A Nexus of Networks for Learning
Professor Scott Yam cares about networks. That’s not surprising for an engineer who specializes in fibre optics. But Yam is also interested in creating networks that enhance his graduate students’ learning experience, expose them to cutting-edge research in government and industrial laboratories, and, once they have finished their degrees, help them ease relatively painlessly into the workplace.
It’s all part of the Next Generation Optical Networks (NGON) program run jointly by Queen’s, McGill and Laval. Funded by the Natural Sciences and Engineering Research Council of Canada (NSERC) through the Collaborative Research and Training (CREATE) initiative, the idea is to encourage integrative approaches to training, and foster state-of-the-art research and collaboration among different universities, government and the private sector that Canada needs to advance the field into the future.
With his research on the transmission of high-speed data (over thousands of kilometres of silica glass fibre no thicker than a strand of human hair), Yam represents one-sixth of the teaching power behind the academic heart of the NGON program, ELEC 868 – Simulation of Optical Communications Systems. Taken by students at all three universities (utilizing interactive software that enables students to raise questions and converse with the professors as well as students at other schools), this one-semester, online course teaches them how to model the performance of these systems numerically. “Our collective expertise,” says Yam of his colleagues, “spans a wide, complementary spectrum. While some of us specialize on the end-to-end system performance of an optical fibre link, others are experts in the opto-electronic components that enable these systems. And instead of having just two professors to call on at each institution, students now have access to six across all three.”
Students also take advantage of their professors’ own professional networks. Unlike most graduate programs, where students’ time is generally spent, as Yam puts it, “doing research and publishing papers,” those in NGON spend time outside their home university, taking up internships lasting anywhere from two months to a full year. “We place them in private industry, government labs, or other academic institutions nationally or internationally,” where they work on topics relevant to their research interests, with technical input from both their workplace and academic supervisors.
Internships have other benefits, too. “They give the industry an opportunity to screen potential employees. Is this person easy to work with? Is this person a team player? Does this person have the skill to prioritize resources for competing requirements on a project?” Thanks to the internships, says Yam, “Employers would already have a good idea before they hire.”
NGON works to enhance their students’ marketability in other ways, too. “At least once a year we round them all up in a workshop,” says Yam. “They get to meet one another, and we provide them with the ‘soft skills’ training that is generally missing from graduate programs – What are best practices in the workplace when operating capital-intensive test and measurement equipment? If you only have seven minutes in a weekly meeting with your front-line technical manager, how do you state your progress and develop a convincing case for scarce company resources? These are the sorts of things that everyone is looking for these days.”

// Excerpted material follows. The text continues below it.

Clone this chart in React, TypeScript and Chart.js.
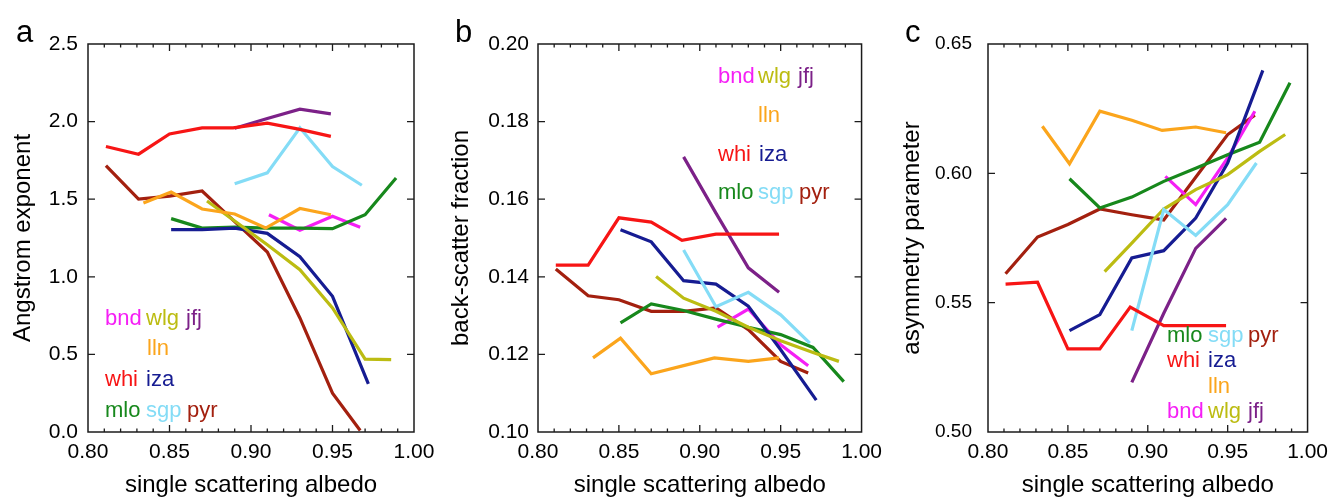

“We’ve had trainers from Industry Canada come in to tell the trainees about intellectual property and trademark regulations. Recently, in June 2014, we had a serial entrepreneur visit from Genia Photonics (a start-up) to talk about commercialization.”
The approach seems to be working. “Over the years,” says Yam, “a significant number of our graduate students have been snatched up by the optical industry almost immediately after graduation.”
The students aren’t the only ones who benefit. “In the academic world,” says Yam, “researchers like us are very interested in how industry sees things.” Having students moving out into industry and then returning to the university helps this process. “We hope this will give us a better idea of where industry wants to be in five to ten years.”
Other graduate engineering programs at Queen’s are adopting the idea of graduate internships, in a modified style. And while NSERC’s funding for the program runs out at the end of the 2015-16 school year, Yam and his colleagues are convinced that the NGON should continue.
“Our work,” he says, “has just started.”